Monday, November 20, 2006

Goodbye to my first book of General Studies, for i will not see you for a very long time...it was nice knowing you, for i have learnt so much from thy worthy feed...Had fun, and i'll be seeing you soon! Toodles!

Thursday, November 16, 2006

Lost in Denial

Thursday, November 16, 2006


Oh, gosh! I'm totally in freak-out mode right now...not only am i not studying, I'm also just staring into space, while my books stare back at me...aarrrgggh!!! This photo of "The Scream" is exactly how i feel...

My major public exam is this Monday, and I'm not proud to say that I'm soooo not ready! Wtf? What am i going to do? I seem like I'm calm (that's what my parents are telling me), but inside, this shit is killing me, eating me up inside. I'm praying for a clear mind, and i hope i could rise to the occasion with God's help.

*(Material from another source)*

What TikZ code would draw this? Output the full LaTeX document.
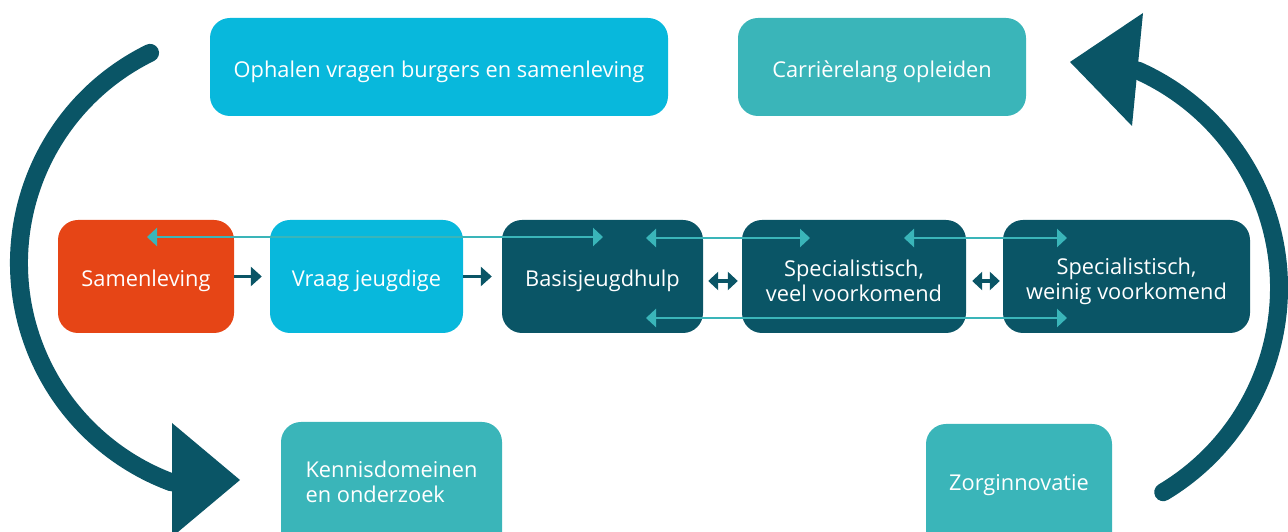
\documentclass[tikz,border=0pt]{standalone}
\usepackage{fontspec}
\setmainfont{Open Sans}
\usetikzlibrary{arrows.meta}
\definecolor{cyanbox}{HTML}{08B8DC}
\definecolor{tealbox}{HTML}{3AB5B9}
\definecolor{darkbox}{HTML}{0A5566}
\definecolor{orangebox}{HTML}{E64516}
\newcommand\firstline{\rule{0pt}{26pt}}
\begin{document}
\begin{tikzpicture}[x=1pt,y=1pt,
  top strut/.style={execute at begin node={\rule{0pt}{#1}}},
  bottom strut/.style={execute at end node={\rule[-#1]{0pt}{0pt}}},
  box/.style={rectangle, rounded corners=20pt, text=white, inner sep=0pt,
    align=center, font=\fontsize{21.8}{25}\selectfont},
  single/.style={box, top strut=26pt},
  link/.style={draw=tealbox, line width=2.5pt,
    {Triangle[length=10pt,width=18pt]}-{Triangle[length=10pt,width=18pt]}},
  step arrow/.style={draw=darkbox, line width=3pt, -{Triangle[length=11pt,width=19pt]}},
  swap arrow/.style={draw=darkbox, line width=4pt,
    {Triangle[length=10pt,width=18pt]}-{Triangle[length=10pt,width=18pt]}},
  cycle arc/.style={draw=darkbox, line width=18pt},
  cycle head/.style={fill=darkbox}]
\useasboundingbox (0,0) rectangle (1288,532);
\clip (0,0) rectangle (1288,532);

% top row
\node[single, fill=cyanbox, minimum width=458pt, minimum height=98pt] (ophalen) at (439,465)
  {Ophalen vragen burgers en samenleving};
\node[single, fill=tealbox, minimum width=288pt, minimum height=98pt] (carriere) at (882,465)
  {Carrièrelang opleiden};

% middle chain
\node[single, fill=orangebox, minimum width=176pt, minimum height=113pt] (sam) at (146,255.5)
  {Samenleving};
\node[single, fill=cyanbox, minimum width=193pt, minimum height=113pt] (vraag) at (366.5,255.5)
  {Vraag jeugdige};
\node[single, fill=darkbox, minimum width=201pt, minimum height=113pt] (basis) at (602.5,255.5)
  {Basisjeugdhulp};
\node[box, fill=darkbox, minimum width=224pt, minimum height=113pt] (veel) at (854,255.5)
  {\firstline Specialistisch,\\veel voorkomend};
\node[box, fill=darkbox, minimum width=247pt, minimum height=113pt] (weinig) at (1126.5,255.5)
  {\firstline Specialistisch,\\weinig voorkomend};

% bottom row (running off the lower edge)
\node[single, fill=tealbox, minimum width=221pt, minimum height=130pt, align=left,
  bottom strut=10pt] (kennis) at (391.5,45)
  {Kennisdomeinen\\en onderzoek};
\node[single, fill=tealbox, minimum width=186pt, minimum height=128pt,
  bottom strut=21pt] (zorg) at (1019,44)
  {Zorginnovatie};

% arrows along the chain
\draw[step arrow] (sam.east) -- ([xshift=-8pt]vraag.west);
\draw[step arrow] (vraag.east) -- ([xshift=-10pt]basis.west);
\coordinate (s1a) at ([xshift=5pt,yshift=-4.5pt]basis.east);
\coordinate (s1b) at ([xshift=-4pt,yshift=-4.5pt]veel.west);
\draw[swap arrow] (s1a) -- (s1b);
\coordinate (s2a) at ([xshift=6pt,yshift=-4.5pt]veel.east);
\coordinate (s2b) at ([xshift=-3pt,yshift=-4.5pt]weinig.west);
\draw[swap arrow] (s2a) -- (s2b);

% thin links between levels
\coordinate (l1a) at (147,295);
\coordinate (l1b) at (603,295);
\coordinate (l2a) at (646,294);
\coordinate (l2b) at (810,294);
\coordinate (l3a) at (904,294);
\coordinate (l3b) at (1067,294);
\coordinate (l4a) at (646,214);
\coordinate (l4b) at (1067,214);
\draw[link] (l1a) -- (l1b);
\draw[link] (l2a) -- (l2b);
\draw[link] (l3a) -- (l3b);
\draw[link] (l4a) -- (l4b);

% left cycle arrow
\draw[cycle arc, line cap=round] (253,269) ++(116.1:234) arc[start angle=116.1, end angle=249.6, radius=234];
\coordinate (lh1) at (172,109);
\coordinate (lh2) at (172,-5);
\coordinate (lh3) at (240,52);
\fill[cycle head] (lh1) -- (lh2) -- (lh3) -- cycle;

% right cycle arrow
\draw[cycle arc, line cap=round] (1041,244) ++(-59.1:238) arc[start angle=-59.1, end angle=66, radius=238];
\coordinate (rh1) at (1143,519);
\coordinate (rh2) at (1132,406);
\coordinate (rh3) at (1070,470);
\fill[cycle head] (rh1) -- (rh2) -- (rh3) -- cycle;
\end{tikzpicture}
\end{document}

Other than that, i am also planning my life post examinations...WHAT??? I've not even completed day one, and here i am planning ahead! Well, there's ME for you! I'm so screwed up, that i commit the worst foul, ever...I'm commiting a cliché! You know, the one where you don't count your chicks before they hatch...I, hate clichés, but here i am contradicting my own belief system...


I feel like throwing up when i think of my exams...why can't i be calm? I need some soothing, calming mantras...perhaps the Hail Mary on the rosary? Sigh...I can't wait for this shizz to be over. God, my patron saints, and angels help me!


Tuesday, November 14, 2006

When I Looked at A Shooting Star

Tuesday, November 14, 2006


As a young girl of 12-years, i saw the dark, morning sky as i was waiting for my school bus...and boy, did i love looking at the stars! I saw one, twinkling brightly...it was the biggest star i've ever seen...and i said, "Will you be my shooting star, one that i could wish upon?" and you know what happened? It shot across the morning sky...now, i really thought i'd imagined it...but then, my wish came true.

Now, as a 19-year old, i firmly believe in wishing upon a shooting star...how i wish i could find one again!

I really love looking at the stars and the hues of the sky...i'm truly at awe at this! Whenever i look at the sky during sunset/sunrise, my faith in God increases...'coz a godless world couldn't have created such beauty for us to behold. C'mon, how could mere probabilities and 'Big Bang' theories put the beauty of this heavenly painting to justice?

Monday, November 13, 2006

Okay...

Monday, November 13, 2006

Okay, so the job i was supposed to get is paying minimum wage, i don't know if i should take it...should i? I always jinx myself...wasn't i just saying that life couldn't be better? Then, this happens. Well, if i look at the bright side, i don't have to look for another job...but, as i'm a self-confessed pessimist, i'd rather look for 10 other available jobs that could at least pay wages that fit the job i'm about to partake...

Well, i do have about a month to think about it...

Other than that, i'm still doing my revisions, and i'm doin okay...JUST okay.I'm praying like there's no tomorrow for good results, and asking for intecessions from all my patron saints (uhuh, really...it worked before...really!)

As much as i love planning my future, sometimes weird thing happen, so i'm trying my best to plan and be flexible at the same time...however, i do want my dream to become a reality, i want to become an AMBASSADOR for my country...please, please come true!

As i have not gone into tertiary ed just yet, i can't say that cirumstances won't change things...i've seen this happen tons of times...So, may everything fall into place!

Peace out!

Sunday, November 12, 2006

I'm Back...

Sunday, November 12, 2006

After a long year, life is getting a little better...Mom's pregnant right now, we're all so happy. Just think, in April/May, a little bundle of joy will be here to bring us luck.

I'm still single, but getting ready for the wild world as i'm gonna go through one of the toughest examinations in the world. Have almost a week to go, then after 3-weeks, i'm home free! The wild world awaits...

In January, i start a part-time job as an assistant at a production company...but only for a few months, then i start university...Whoah, it seems all so surreal...From last year, whch i must say was a shitty year, i now am a lot happier, have additional great friends and memories i'll cherish throughout my life.

I hope things will just keep getting better, it's time it started...If there is anyone reading this stuff, just know that life has its ups and downs, but, just keep going and have faith...I have always been cynical, and i doubt i'll ever change, but sometimes when you let things go and be at peace with the world, something funny happens; you see LIFE as it IS!

Well, i'll be posting soon, i pray all goes well! Good luck to me...and wait! Christmas is coming...haha!